GREENVILLE, Va. -- Extra-curricular activities have been cancelled tonight and schools will be closed Friday in a western Virginia school district after the district received "voluminous phone calls and electronic mail" over a high school teacher's use of an Arabic statement in a geography lesson.

According to Augusta County Sheriff Randy Fisher, news of Riverheads High School teacher Cheryl LaPorte's lesson on Friday, Dec. 11, brought a deluge of "profane" and "hateful" messages from around the country.

Those messages, he said, led to the decision to lock down Riverheads High School Wednesday and Thursday -- meaning "all doors were locked and monitored" once students had entered the buildings. Security was also increased at other county schools, Fisher said.

The volume of those unwanted communications continued to increase, according to the Augusta Public Schools website, which said that "based on the recommendations of law enforcement and the Augusta County School Board" and out of "an abundance of caution," the county's schools and offices would be closed on Friday.

Some parents were upset after learning that Riverheads High School teacher Cheryl LaPorte had students in her class complete an assignment that involved practicing calligraphy and writing a statement in Arabic.

The statement translated to: "There is no god but Allah and Muhammad is the messenger of Allah."

During a forum Tuesday night at the Good News Ministries church in Greenville, parents discussed the lesson and some expressed outrage over what they called indoctrination.
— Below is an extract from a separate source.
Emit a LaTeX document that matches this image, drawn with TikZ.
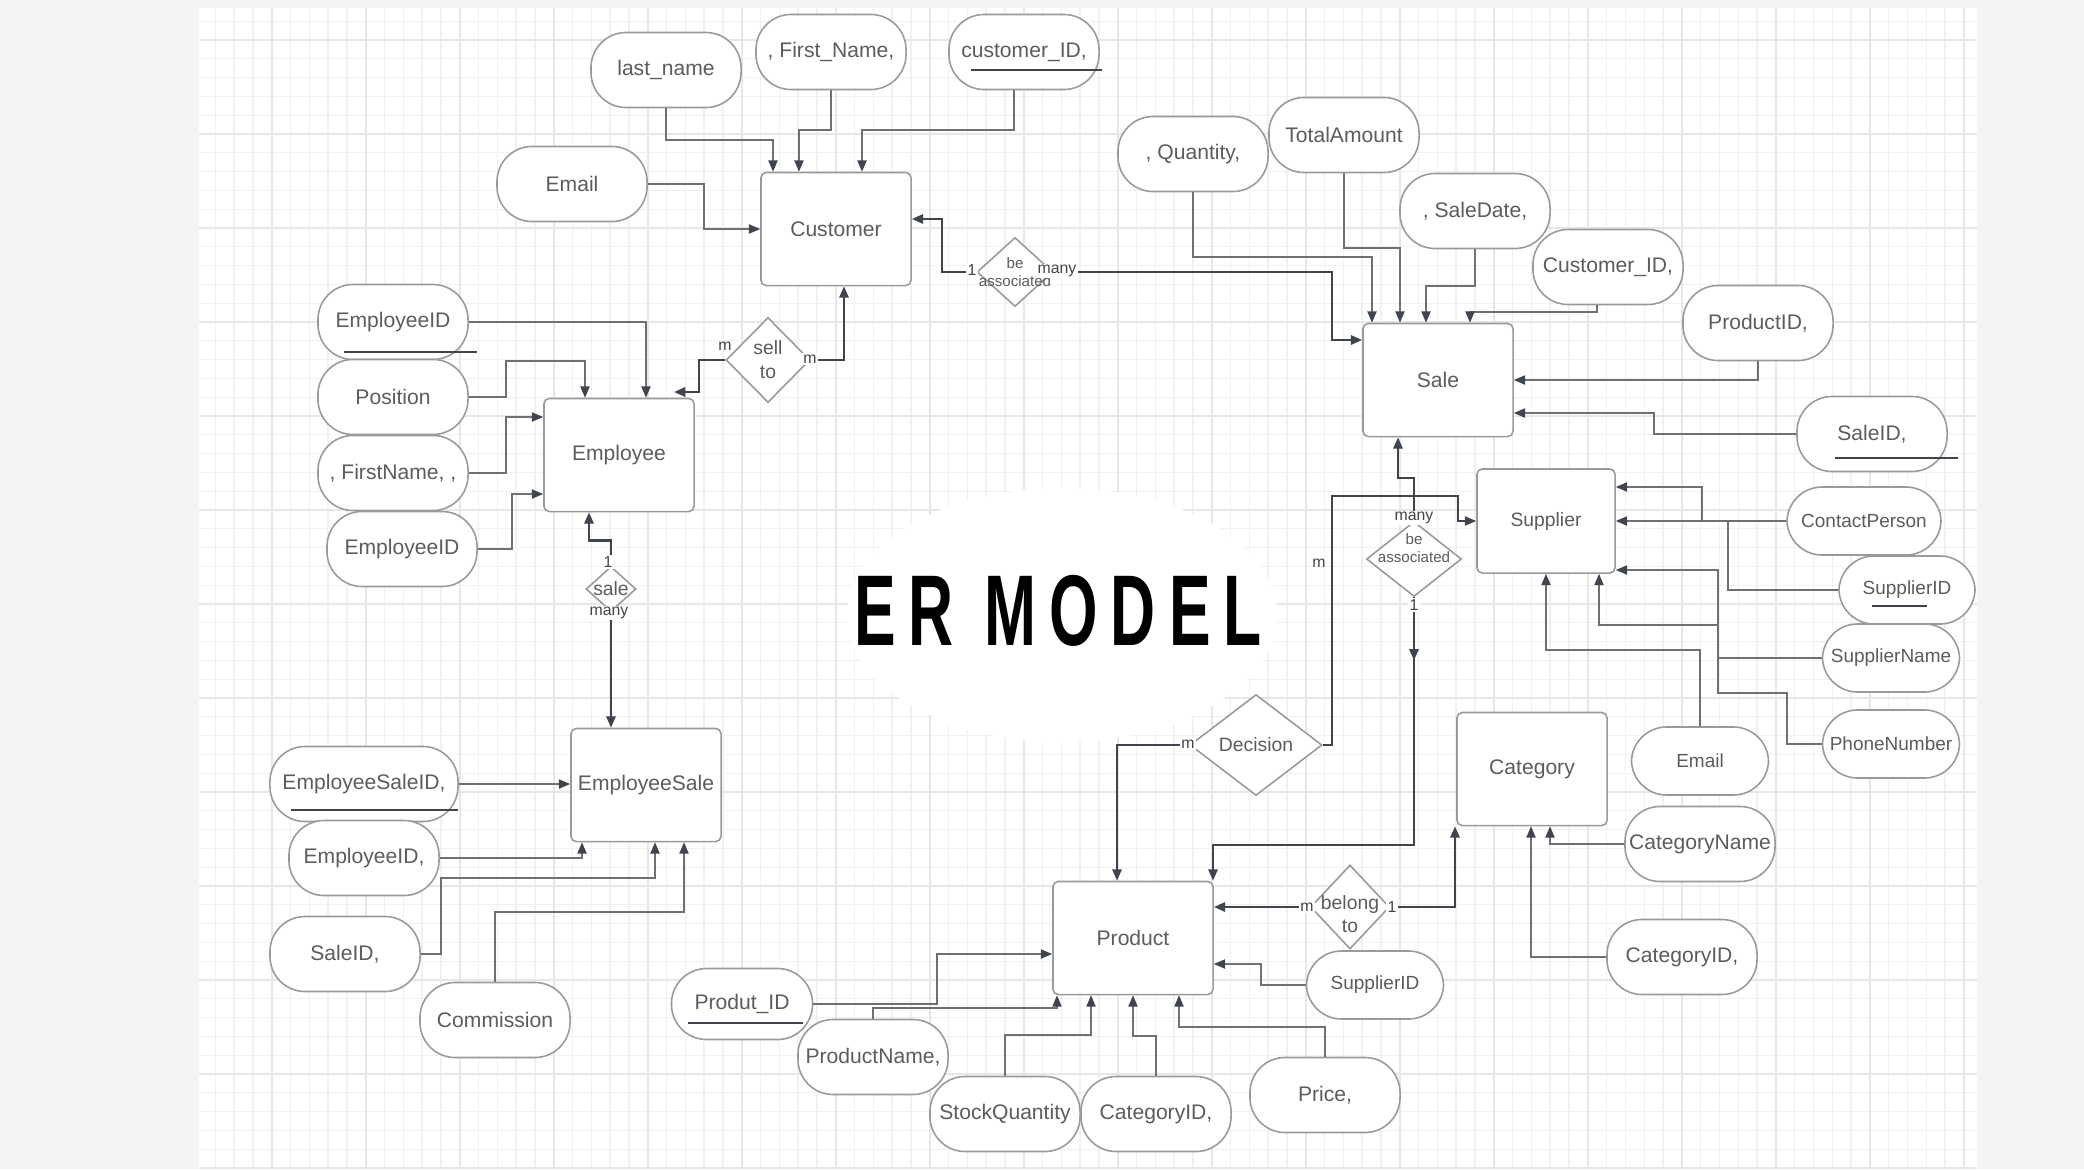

Kimberly Herndon, an Augusta County parent who organized the event, said she didn't want a false doctrine spoken in schools.

"She gave up the Lord's time," Herndon said of LaPorte. "She gave it up and gave it to Mohammed."

Other parents at the forum called for LaPorte's termination. In response, Augusta County Superintendent Eric Bond said in a news release that when students learn about a geographic region, they also study its religion and language.

"The students were presented with the statement to demonstrate the complex artistry of the written language used in the Middle East, and were asked to attempt to copy it in order to give the students an idea of the artistic complexity of the calligraphy," Bond said.

He added the lessons were not an attempt at indoctrination. Bond did not answer questions about whether LaPorte was disciplined. School officials have not indicated any changes they plan to make with the curriculum.

The Augusta Public Schools website said "there has been no specific threat of harm to students, schools and school offices" and that "no lesson was designed to promote a religious viewpoint or change any student's religious belief."

"Although students will continue to learn about world religions as required by the state Board of Education and the Commonwealth's Standards of Learning, a different, non-religious sample of Arabic calligraphy will be used in the future," it said.